Saturday, January 05, 2008
Thinking Strategically About Open Pricing
Trent Reznor's experiment with open pricing gets mixed results, blah blah blah, or so the discussion across the blogosphere goes.
Actually - no.
1) Reznor's experiment wasn't about open pricing. He fixed a $5 price. The point of open pricing, of course, is to price discriminate, and let people pay different prices according to value.
2) Before we go off on rants about how open pricing can't work, we'd be well advised to question the (wrong) assumption that open pricing = $billions.
Not every experiment with open pricing will be a "success". Why? For the very simple reason that the music in question might suck.
See the point? A successful open pricing experiment might yield little value if the music sucks. That, too, is efficiency - which, rather than cashflow, is the economic and strategic hypothesis these experiments are testing.
Yeah, I bought it. It just sucked. Whereas the Radiohead album is an instant classic.

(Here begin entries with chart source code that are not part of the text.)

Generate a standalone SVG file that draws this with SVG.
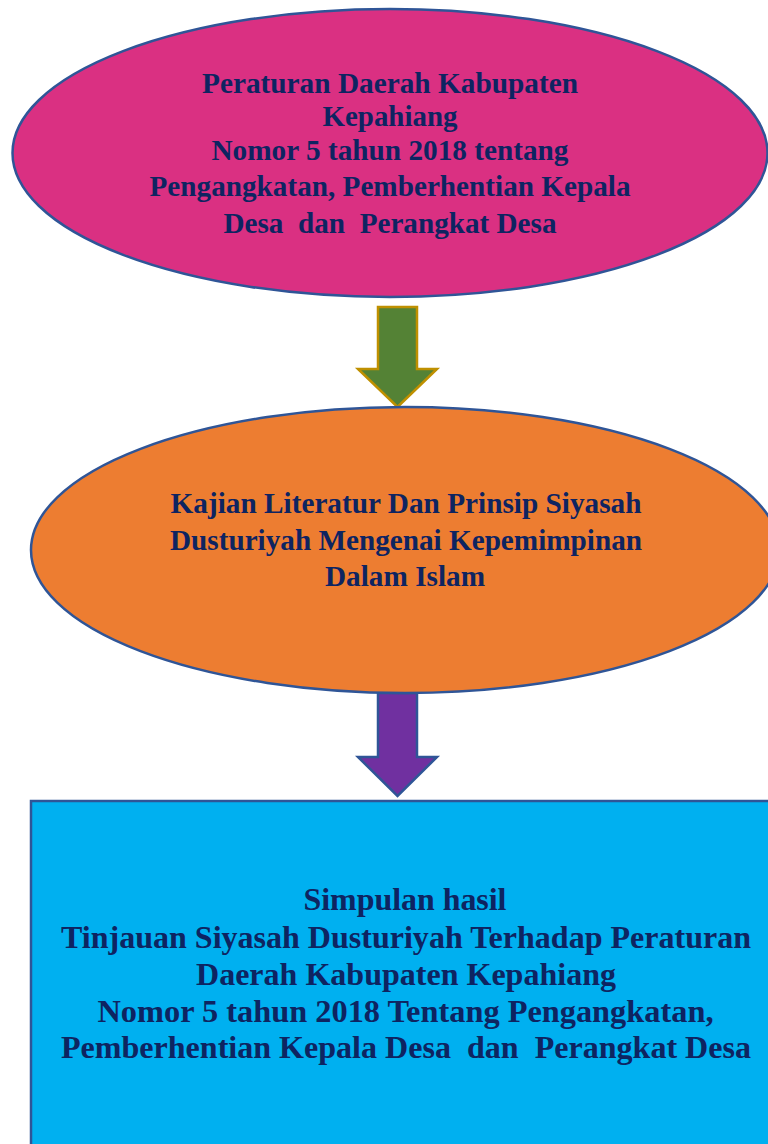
<svg xmlns="http://www.w3.org/2000/svg" width="768" height="1144" viewBox="0 0 768 1144">
<style>
.node{stroke:#2F5597;stroke-width:2.5}
.t{font-family:"Liberation Serif","Times New Roman",serif;font-weight:bold;font-size:28.5px;fill:#0E2461;text-anchor:middle}
.t2{font-size:30.5px}
</style>
<rect width="768" height="1144" fill="#FFFFFF"/>
<g id="connectors">
<path id="arrow1" d="M378,307 H417 V369 H437 L397.5,407 L358,369 H378 Z" fill="#548235" stroke="#BF9000" stroke-width="2.5" stroke-linejoin="miter"/>
<path id="arrow2" d="M378,693 H417 V757 H437 L397.5,796 L358,757 H378 Z" fill="#7030A0" stroke="#2F5597" stroke-width="2.5" stroke-linejoin="miter"/>
</g>
<g id="node-perda">
<ellipse class="node" cx="390" cy="153" rx="377.5" ry="144" fill="#DA3082"/>
<text class="t" xml:space="preserve" x="390" y="93" textLength="376" lengthAdjust="spacingAndGlyphs">Peraturan Daerah Kabupaten</text>
<text class="t" xml:space="preserve" x="390" y="126" textLength="135" lengthAdjust="spacingAndGlyphs">Kepahiang</text>
<text class="t" xml:space="preserve" x="390" y="160" textLength="357" lengthAdjust="spacingAndGlyphs">Nomor 5 tahun 2018 tentang</text>
<text class="t" xml:space="preserve" x="390" y="196" textLength="481" lengthAdjust="spacingAndGlyphs">Pengangkatan, Pemberhentian Kepala</text>
<text class="t" xml:space="preserve" x="390" y="233" textLength="333" lengthAdjust="spacingAndGlyphs">Desa  dan  Perangkat Desa</text>
</g>
<g id="node-kajian">
<ellipse class="node" cx="405" cy="550" rx="374" ry="143" fill="#ED7D31"/>
<text class="t" xml:space="preserve" x="406" y="513" textLength="471" lengthAdjust="spacingAndGlyphs">Kajian Literatur Dan Prinsip Siyasah</text>
<text class="t" xml:space="preserve" x="406" y="550" textLength="472" lengthAdjust="spacingAndGlyphs">Dusturiyah Mengenai Kepemimpinan</text>
<text class="t" xml:space="preserve" x="405" y="586" textLength="160" lengthAdjust="spacingAndGlyphs">Dalam Islam</text>
</g>
<g id="node-simpulan">
<rect class="node" x="31" y="801" width="760" height="360" fill="#00B0F0"/>
<text class="t t2" xml:space="preserve" x="405" y="910" textLength="203" lengthAdjust="spacingAndGlyphs">Simpulan hasil</text>
<text class="t t2" xml:space="preserve" x="406" y="948" textLength="690" lengthAdjust="spacingAndGlyphs">Tinjauan Siyasah Dusturiyah Terhadap Peraturan</text>
<text class="t t2" xml:space="preserve" x="406" y="985" textLength="420" lengthAdjust="spacingAndGlyphs">Daerah Kabupaten Kepahiang</text>
<text class="t t2" xml:space="preserve" x="405.5" y="1022" textLength="616" lengthAdjust="spacingAndGlyphs">Nomor 5 tahun 2018 Tentang Pengangkatan,</text>
<text class="t t2" xml:space="preserve" x="406" y="1058" textLength="690" lengthAdjust="spacingAndGlyphs">Pemberhentian Kepala Desa  dan  Perangkat Desa</text>
</g>
</svg>
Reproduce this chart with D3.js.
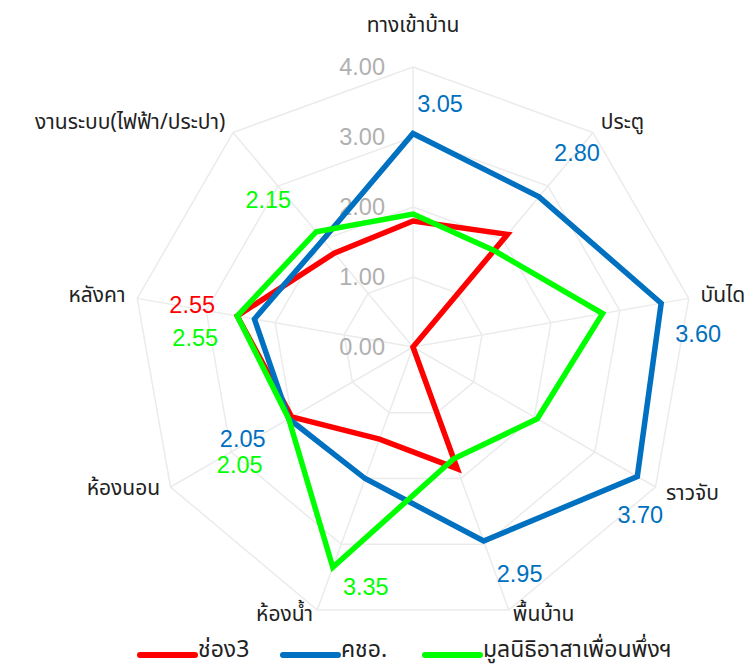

Too many variables were changed to get any sort of real information from this test. Personally I'm a Saul Williams fan who never heard about the new album (and likely wouldn't have if there wasn't so much internet buzz about the results).
This isn't about open pricing, digital distribution, independent marketing, or hi-fi vs low-fi production...it is about a struggling industry throwing darts in a dark room, praying that something will stick.
isn't just about sucking or not.
music can be fantastically *good* and still not be popular enough to earn much money.